Task inputs:
▬▬▬

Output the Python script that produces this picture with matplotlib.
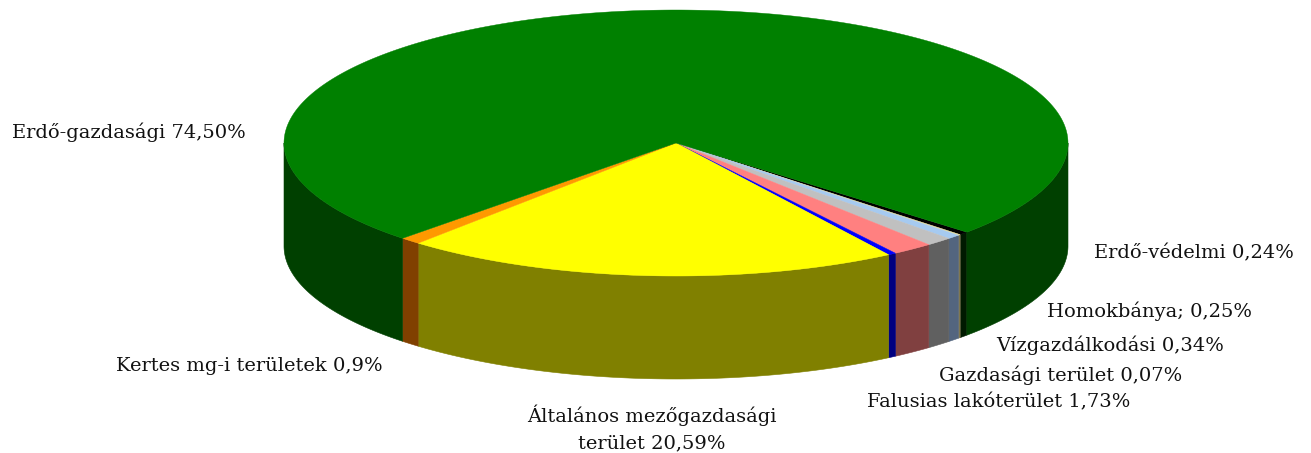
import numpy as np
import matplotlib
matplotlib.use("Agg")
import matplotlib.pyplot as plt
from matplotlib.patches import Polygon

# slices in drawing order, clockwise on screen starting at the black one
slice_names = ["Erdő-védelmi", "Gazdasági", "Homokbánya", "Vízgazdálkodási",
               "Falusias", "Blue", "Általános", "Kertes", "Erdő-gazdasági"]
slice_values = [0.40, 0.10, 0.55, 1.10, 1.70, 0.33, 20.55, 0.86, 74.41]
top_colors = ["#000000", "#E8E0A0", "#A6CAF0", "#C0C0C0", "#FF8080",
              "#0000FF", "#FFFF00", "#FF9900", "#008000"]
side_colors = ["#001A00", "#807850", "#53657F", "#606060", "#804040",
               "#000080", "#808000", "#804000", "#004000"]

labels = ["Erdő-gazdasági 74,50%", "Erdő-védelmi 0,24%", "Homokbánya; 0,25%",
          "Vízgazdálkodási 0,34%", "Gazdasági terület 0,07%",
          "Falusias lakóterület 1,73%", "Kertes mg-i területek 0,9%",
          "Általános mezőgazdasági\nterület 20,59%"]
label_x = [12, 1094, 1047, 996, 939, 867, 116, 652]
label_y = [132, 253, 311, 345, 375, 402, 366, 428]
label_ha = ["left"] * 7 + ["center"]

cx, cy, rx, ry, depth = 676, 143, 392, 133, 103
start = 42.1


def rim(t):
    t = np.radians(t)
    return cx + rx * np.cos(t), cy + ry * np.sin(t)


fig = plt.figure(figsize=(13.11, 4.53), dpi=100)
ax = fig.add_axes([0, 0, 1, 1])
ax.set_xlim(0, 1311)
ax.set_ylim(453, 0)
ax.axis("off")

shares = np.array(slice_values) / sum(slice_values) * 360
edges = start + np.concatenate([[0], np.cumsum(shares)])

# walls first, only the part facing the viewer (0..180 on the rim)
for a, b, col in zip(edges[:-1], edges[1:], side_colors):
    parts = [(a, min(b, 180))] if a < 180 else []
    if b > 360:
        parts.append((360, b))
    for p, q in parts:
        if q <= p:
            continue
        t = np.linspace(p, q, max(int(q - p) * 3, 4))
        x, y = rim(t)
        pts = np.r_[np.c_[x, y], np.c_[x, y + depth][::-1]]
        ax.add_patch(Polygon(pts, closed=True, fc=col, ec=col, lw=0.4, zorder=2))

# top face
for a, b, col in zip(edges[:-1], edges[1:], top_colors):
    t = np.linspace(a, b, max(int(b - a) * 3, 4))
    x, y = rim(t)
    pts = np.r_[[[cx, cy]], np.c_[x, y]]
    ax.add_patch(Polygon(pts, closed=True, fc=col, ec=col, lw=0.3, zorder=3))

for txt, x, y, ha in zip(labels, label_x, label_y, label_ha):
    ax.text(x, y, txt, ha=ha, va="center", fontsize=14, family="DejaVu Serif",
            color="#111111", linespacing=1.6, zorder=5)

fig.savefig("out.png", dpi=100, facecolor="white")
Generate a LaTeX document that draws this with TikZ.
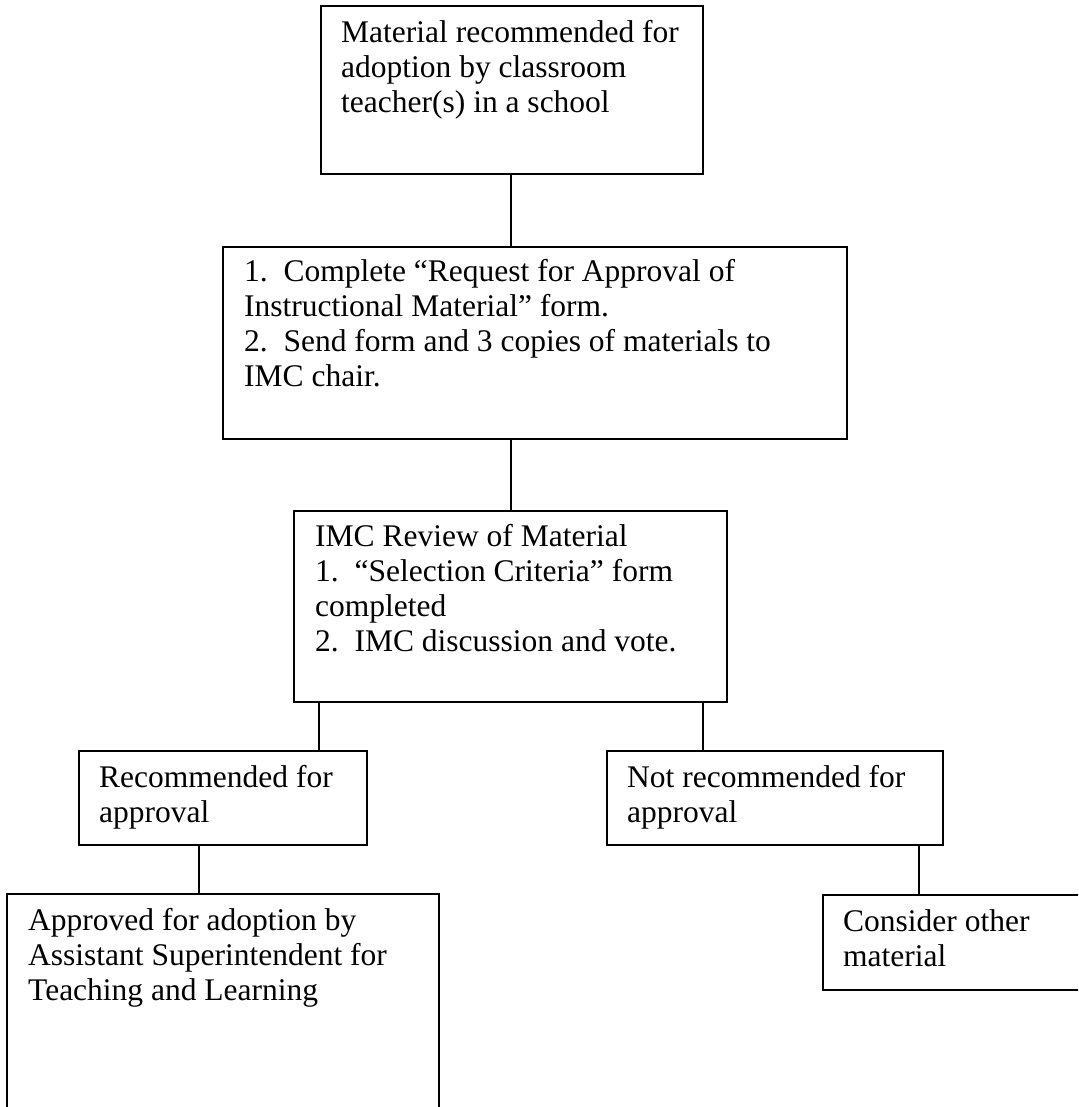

▬▬▬

Instructions to follow: Print, exactly as written, the lines above from the first one to the one containing "from matplotlib.patches import Polygon". Leave out pictures.

Answer to this problem:
Output the Python script that produces this picture with matplotlib.
import numpy as np
import matplotlib
matplotlib.use("Agg")
import matplotlib.pyplot as plt
from matplotlib.patches import Polygon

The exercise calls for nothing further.